AfterImages: partial reviews

Can You Dig It?

Stir Of Echoes (15)

On general release. Written and directed by David Koepp. Starring Kevin Bacon, Kathryn Erbe, Illeana Douglas

At last I have it! - death is the new sex. While movies were still black-and-white, sex was off-limits enough to be a testing subject. Until very recently, it was obligatory, until the new Puritanism (or ennui) chased it away again. The effect of romance is somewhat dulled by the divorce statistics. Democratic death, who visits us all in time, is very much the forbidden phrase of our time.

This up and coming genre 'the dead are always with us' is something of a bind. Death isn't all that hot, and should be avoided, but when it does catch up with you, life goes on. As it were. Party invitations may dry up, but you don't have to go to work.

The clear forerunner of Stir of Echoes is The Sixth Sense, but there are others - Ghost, Dead Again, and even Beetlejuice. Stir of Echoes is the poorer cousin. It's more confused, the story looks like two disparate halves welded together - a supernatural chiller, with quite effective shocks, and a peacetime thriller, about the 'nice neighbourhood' that houses monsters. Kevin Bacon and Kathryn Erbe work well together as Tom and Maggie, while they have regular marital strife, but the shift into hysteria, is out of their range, and writer/director Koepp hasn't given them the right pointers.

Jake, their son, starts the movie talking to an imaginary friend, but neither of his parents take any notice of his odd behaviour. The imaginary friend is, apparently, dead, but not scary to Jake As the kid doesn't get the creeps, it's a little puzzling why his dad does. Tom's mind is 'opened' by a wild post-hypnotic suggestion at a party, after which he gains very limited supernatural powers. He sees some things, but not others. He can track his baby as if Jake was fitted with one of those car tracer bugs. He knows his mother-in-law is dead before the phone rings. If he could see just a little more, the film would be an hour shorter, but that's not a convincing reason for his psychic circuits to go on the blink.

The ghost Jake sees, is similarly confusing. She passes her time in the afterlife chatting to the kid, rather than prying on the neighbours after lights out, and scaring Tom who sees her, and Maggie, who doesn't. Maybe she can time-travel, and mess with Tom's teeth, and she still can't check who's downstairs. Films like this should have rules, or a good reason not to have them. Beetlejuice just went to whatever was funny, but Stir of Echoes tries to go to wherever is scary, and is much less effective.

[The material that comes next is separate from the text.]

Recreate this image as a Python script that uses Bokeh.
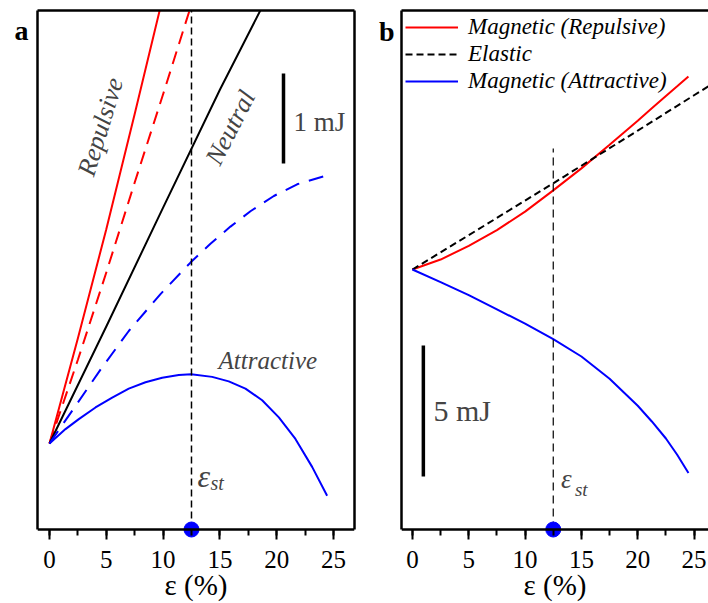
from bokeh.plotting import figure
from bokeh.layouts import row
from bokeh.models import (Range1d, LinearAxis, SingleIntervalTicker, FixedTicker,
                          Span, Label, Legend, LegendItem)
from bokeh.embed import file_html
from bokeh.resources import INLINE

FONT = "'Liberation Serif', 'Times New Roman', serif"

# ---------------- data: panel a (energy, mJ, vs strain %) ----------------
rep_solid_x = [0, 2.5, 5, 7.5, 10]
rep_solid_y = [0, 1.17, 2.38, 3.66, 4.97]
rep_dash_x = [0, 2.5, 5, 7.5, 10, 12.5]
rep_dash_y = [0, 0.93, 1.90, 2.90, 3.88, 4.88]
neutral_x = [0, 5, 10, 15, 19]
neutral_y = [0, 1.30, 2.62, 3.93, 4.92]
attr_dash_x = [0, 2.14, 4.49, 6.98, 9.77, 12.41, 14.17, 15.93, 17.69, 19.75, 21.80, 24.45]
attr_dash_y = [0, 0.39, 0.82, 1.25, 1.66, 2.01, 2.22, 2.41, 2.58, 2.75, 2.88, 2.98]
attr_solid_x = [0, 1.41, 2.58, 4.05, 5.52, 6.98, 8.45, 9.92, 11.38, 12.47, 14.32,
                15.78, 17.25, 18.72, 20.19, 21.65, 23.12, 24.44]
attr_solid_y = [0, 0.16, 0.27, 0.40, 0.51, 0.61, 0.68, 0.73, 0.76, 0.77, 0.74,
                0.69, 0.61, 0.48, 0.29, 0.05, -0.26, -0.58]

# ---------------- data: panel b ----------------
strain_b = [0, 2.5, 5, 7.5, 10, 12.5, 15, 17.5, 20, 21.25, 22.5, 23.5, 24.5]
mag_rep_b = [0, 0.38, 0.90, 1.50, 2.21, 3.02, 3.86, 4.76, 5.68, 6.15, 6.62, 6.99, 7.37]
mag_att_b = [0, -0.48, -0.98, -1.52, -2.07, -2.66, -3.32, -4.17, -5.20, -5.80, -6.45, -7.07, -7.77]
elastic_x = [0, 5, 10, 12.5, 15, 20, 25, 27]
elastic_y = [0, 1.31, 2.63, 3.29, 3.96, 5.30, 6.65, 7.19]

EPS_ST = 12.5            # critical strain (%)
x_ticks_interval = 5
scale_a = [3.11, 4.11]   # 1 mJ scale bar (panel a)
scale_b = [-7.90, -2.90] # 5 mJ scale bar (panel b)
panel_tags = ["a", "b"]

# axis geometry (data units)
XR_A = (-1.056, 26.85)
YR_A = (-1.067, 4.811)
YB_A = -0.956            # level of the drawn x-axis line in panel a
TAG_A = 4.59
XR_B = (-0.97, 26.28)
YR_B = (-10.305, 9.885)
YB_B = -9.924
TAG_B = 9.08


def make_fig(width, xr, yr, yb, left, right, right_border, tag, tag_y, tag_standoff):
    p = figure(width=width, height=603, x_range=Range1d(*xr), y_range=Range1d(*yr),
               output_backend="svg", toolbar_location=None,
               min_border_left=left, min_border_right=right,
               min_border_top=10, min_border_bottom=64)
    p.grid.visible = False
    p.outline_line_color = None
    p.background_fill_color = "white"
    p.border_fill_color = "white"

    xa = p.xaxis[0]
    xa.ticker = SingleIntervalTicker(interval=x_ticks_interval, num_minor_ticks=2)
    xa.axis_line_color = None
    xa.major_tick_in = 10
    xa.major_tick_out = 0
    xa.minor_tick_in = 10
    xa.minor_tick_out = -4
    xa.major_tick_line_width = 2
    xa.minor_tick_line_width = 2
    xa.major_tick_line_color = "black"
    xa.minor_tick_line_color = "black"
    xa.major_label_text_font = FONT
    xa.major_label_text_font_size = "25px"
    xa.major_label_text_color = "black"
    xa.major_label_standoff = 11
    xa.axis_label = "ε (%)"
    xa.axis_label_text_font = FONT
    xa.axis_label_text_font_size = "29px"
    xa.axis_label_text_font_style = "normal"
    xa.axis_label_text_color = "black"
    xa.axis_label_standoff = -2

    def border_axis(ax):
        ax.ticker = FixedTicker(ticks=[])
        ax.major_tick_line_color = None
        ax.minor_tick_line_color = None
        ax.major_label_text_font_size = "0px"
        ax.axis_line_width = 2.5
        ax.axis_line_color = "black"

    # left frame line; its single tick label carries the panel tag
    ya = p.yaxis[0]
    ya.ticker = FixedTicker(ticks=[tag_y])
    ya.major_label_overrides = {tag_y: tag}
    ya.major_tick_line_color = None
    ya.minor_tick_line_color = None
    ya.major_tick_out = 0
    ya.major_tick_in = 0
    ya.major_label_standoff = tag_standoff
    ya.major_label_text_font = FONT
    ya.major_label_text_font_style = "bold"
    ya.major_label_text_font_size = "28px"
    ya.major_label_text_color = "black"
    ya.axis_line_width = 2.5
    ya.axis_line_color = "black"
    ya.bounds = (yb, yr[1])

    top = LinearAxis()
    border_axis(top)
    p.add_layout(top, "above")

    if right_border:
        ra = LinearAxis()
        border_axis(ra)
        ra.bounds = (yb, yr[1])
        p.add_layout(ra, "right")

    p.add_layout(Span(location=yb, dimension="width", line_color="black", line_width=2.5))
    return p


# ================= panel a =================
pa = make_fig(375, XR_A, YR_A, YB_A, 37, 21, True, panel_tags[0], TAG_A, 9)
pa.line(rep_solid_x, rep_solid_y, line_color="#ff0000", line_width=2)
pa.line(rep_dash_x, rep_dash_y, line_color="#ff0000", line_width=2, line_dash="13 8")
pa.line(neutral_x, neutral_y, line_color="black", line_width=2)
pa.line(attr_dash_x, attr_dash_y, line_color="#0000ff", line_width=2, line_dash="15 10")
pa.line(attr_solid_x, attr_solid_y, line_color="#0000ff", line_width=2)
pa.segment(x0=[EPS_ST], y0=[YB_A], x1=[EPS_ST], y1=[YR_A[1]], line_color="black",
           line_width=1.5, line_dash="7 4")
pa.segment(x0=[20.6], y0=[scale_a[0]], x1=[20.6], y1=[scale_a[1]], line_color="black", line_width=3.5)
pa.scatter([EPS_ST], [YB_A], size=15, color="#0000ff")

pa.add_layout(Label(x=4.49, y=3.52, text="Repulsive", text_font=FONT, text_font_style="italic",
                    text_font_size="26px", angle=73, angle_units="deg",
                    text_align="center", text_baseline="middle"))
pa.add_layout(Label(x=15.93, y=3.51, text="Neutral", text_font=FONT, text_font_style="italic",
                    text_font_size="26px", angle=63, angle_units="deg",
                    text_align="center", text_baseline="middle"))
pa.add_layout(Label(x=21.48, y=3.57, text="1 mJ", text_font=FONT, text_font_size="27px",
                    text_align="left", text_baseline="middle"))
pa.add_layout(Label(x=14.88, y=0.92, text="Attractive", text_font=FONT, text_font_style="italic",
                    text_font_size="25px", text_align="left", text_baseline="alphabetic"))
pa.add_layout(Label(x=13.03, y=-0.356, text="ε", text_font=FONT, text_font_style="italic",
                    text_font_size="32px", text_align="left", text_baseline="alphabetic"))
pa.add_layout(Label(x=14.17, y=-0.444, text="st", text_font=FONT, text_font_style="italic",
                    text_font_size="20px", text_align="left", text_baseline="alphabetic"))

# ================= panel b =================
pb = make_fig(333, XR_B, YR_B, YB_B, 25, 0, False, panel_tags[1], TAG_B, 7)
r_rep = pb.line(strain_b, mag_rep_b, line_color="#ff0000", line_width=2)
r_el = pb.line(elastic_x, elastic_y, line_color="black", line_width=2, line_dash="7 4")
r_att = pb.line(strain_b, mag_att_b, line_color="#0000ff", line_width=2)
pb.segment(x0=[EPS_ST], y0=[YB_B], x1=[EPS_ST], y1=[4.62], line_color="black",
           line_width=1.2, line_dash="8 5")
pb.segment(x0=[0.97], y0=[scale_b[0]], x1=[0.97], y1=[scale_b[1]], line_color="black", line_width=3.5)
pb.scatter([EPS_ST], [YB_B], size=15, color="#0000ff")

pb.add_layout(Label(x=1.86, y=-5.38, text="5 mJ", text_font=FONT, text_font_size="30px",
                    text_align="left", text_baseline="middle"))
pb.add_layout(Label(x=13.19, y=-7.98, text="ε", text_font=FONT, text_font_style="italic",
                    text_font_size="27px", text_align="left", text_baseline="alphabetic"))
pb.add_layout(Label(x=14.42, y=-8.40, text="st", text_font=FONT, text_font_style="italic",
                    text_font_size="19px", text_align="left", text_baseline="alphabetic"))

leg = Legend(items=[LegendItem(label="Magnetic (Repulsive)", renderers=[r_rep]),
                    LegendItem(label="Elastic", renderers=[r_el]),
                    LegendItem(label="Magnetic (Attractive)", renderers=[r_att])],
             location="top_left")
leg.label_text_font = FONT
leg.label_text_font_style = "italic"
leg.label_text_font_size = "23px"
leg.label_text_color = "black"
leg.glyph_width = 53
leg.glyph_height = 20
leg.label_standoff = 10
leg.spacing = 1
leg.padding = 0
leg.margin = 4
leg.border_line_color = None
leg.background_fill_alpha = 0
pb.add_layout(leg)

layout = row(pa, pb)
open("out.html", "w").write(file_html(layout, INLINE))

Koepp handles the sudden bangs which raise the tension quite well, but never goes beyond cliché. Like The Sixth Sense, Stir of Echoes uses visible breath as a visual indicator of a temperature drop. In the earlier film, it was a hint, here it's a prod. Tom sets about digging up his rented house believing that he's been 'told' to. This is the obsessive scene we've had in Close Encounters, and slightly differently, in The Shining. He goes so overboard, it could have been played for laughs. Bacon doesn't raise the pitch of his mania, so it becomes an excuse to show off his torso. Which lasts rather a while.

In the time it takes to walk to the exit, Stir of Echoes unravels completely. Maybe it should have been given to David Lynch who handles the nasty beneath the ordinary much better. Maybe Maggie's pregnancy is some sort of homage to Eraserhead, it does fill any other purpose.

Stir of Echoes is a disappointment all round. The pace is too flaccid, the dialogue is good in parts, and stupid in others. None of the performances go the extra mile beyond competent. And what was that ending? Maybe the budget ran out. You can however, get away with an awful lot with a killer final scene. Stir of Echoes doesn't have it.